- Problem requirements: Pick out every line of the entries below where "this" occurs, and copy those lines.

- Data shown:

========

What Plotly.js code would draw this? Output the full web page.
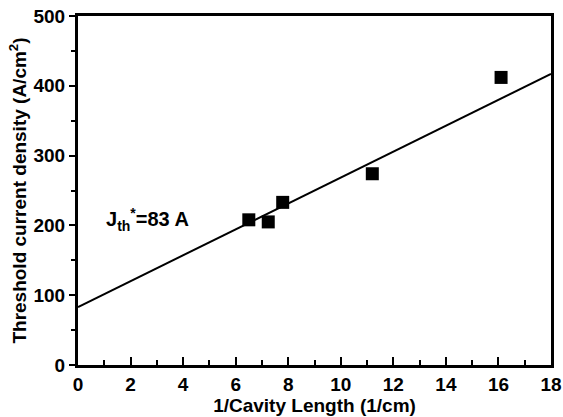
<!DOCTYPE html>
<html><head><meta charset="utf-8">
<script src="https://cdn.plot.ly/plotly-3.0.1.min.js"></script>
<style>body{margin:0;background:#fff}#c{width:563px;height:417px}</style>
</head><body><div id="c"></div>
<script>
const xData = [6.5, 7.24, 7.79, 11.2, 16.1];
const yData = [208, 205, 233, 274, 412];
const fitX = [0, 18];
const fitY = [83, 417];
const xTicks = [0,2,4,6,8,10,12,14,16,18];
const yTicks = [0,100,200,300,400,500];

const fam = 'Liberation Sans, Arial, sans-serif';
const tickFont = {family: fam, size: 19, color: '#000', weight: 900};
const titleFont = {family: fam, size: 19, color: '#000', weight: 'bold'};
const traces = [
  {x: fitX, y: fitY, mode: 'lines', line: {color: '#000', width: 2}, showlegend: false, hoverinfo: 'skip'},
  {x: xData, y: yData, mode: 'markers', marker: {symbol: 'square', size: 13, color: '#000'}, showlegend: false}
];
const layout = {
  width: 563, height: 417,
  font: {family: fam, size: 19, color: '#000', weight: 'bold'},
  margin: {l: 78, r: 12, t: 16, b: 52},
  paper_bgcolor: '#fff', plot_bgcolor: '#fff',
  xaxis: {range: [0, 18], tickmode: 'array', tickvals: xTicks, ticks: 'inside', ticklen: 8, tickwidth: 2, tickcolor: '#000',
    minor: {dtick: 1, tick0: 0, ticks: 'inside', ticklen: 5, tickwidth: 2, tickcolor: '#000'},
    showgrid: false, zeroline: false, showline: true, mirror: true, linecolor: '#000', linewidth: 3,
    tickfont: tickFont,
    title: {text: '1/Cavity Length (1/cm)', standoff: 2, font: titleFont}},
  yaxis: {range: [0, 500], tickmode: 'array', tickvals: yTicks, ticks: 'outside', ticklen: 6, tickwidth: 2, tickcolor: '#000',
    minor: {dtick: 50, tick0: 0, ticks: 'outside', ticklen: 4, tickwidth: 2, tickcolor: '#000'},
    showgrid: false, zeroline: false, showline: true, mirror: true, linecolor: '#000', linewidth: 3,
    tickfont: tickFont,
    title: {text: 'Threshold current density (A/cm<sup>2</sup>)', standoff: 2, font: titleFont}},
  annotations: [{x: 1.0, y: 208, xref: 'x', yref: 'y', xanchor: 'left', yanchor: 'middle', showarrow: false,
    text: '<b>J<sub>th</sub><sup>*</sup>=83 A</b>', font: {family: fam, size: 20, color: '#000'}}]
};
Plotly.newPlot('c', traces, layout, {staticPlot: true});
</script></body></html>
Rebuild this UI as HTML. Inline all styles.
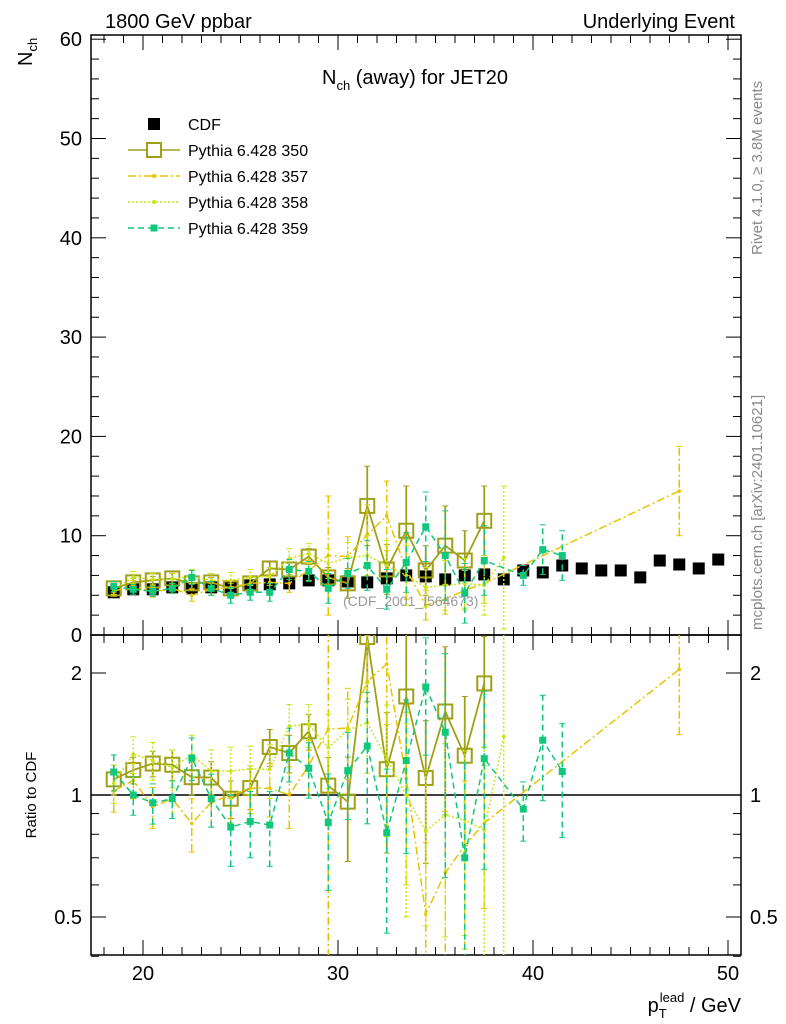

========

- Complete response:
What Plotly.js code would draw this? Output the full web page.
Rebuild this UI as HTML. Inline all styles.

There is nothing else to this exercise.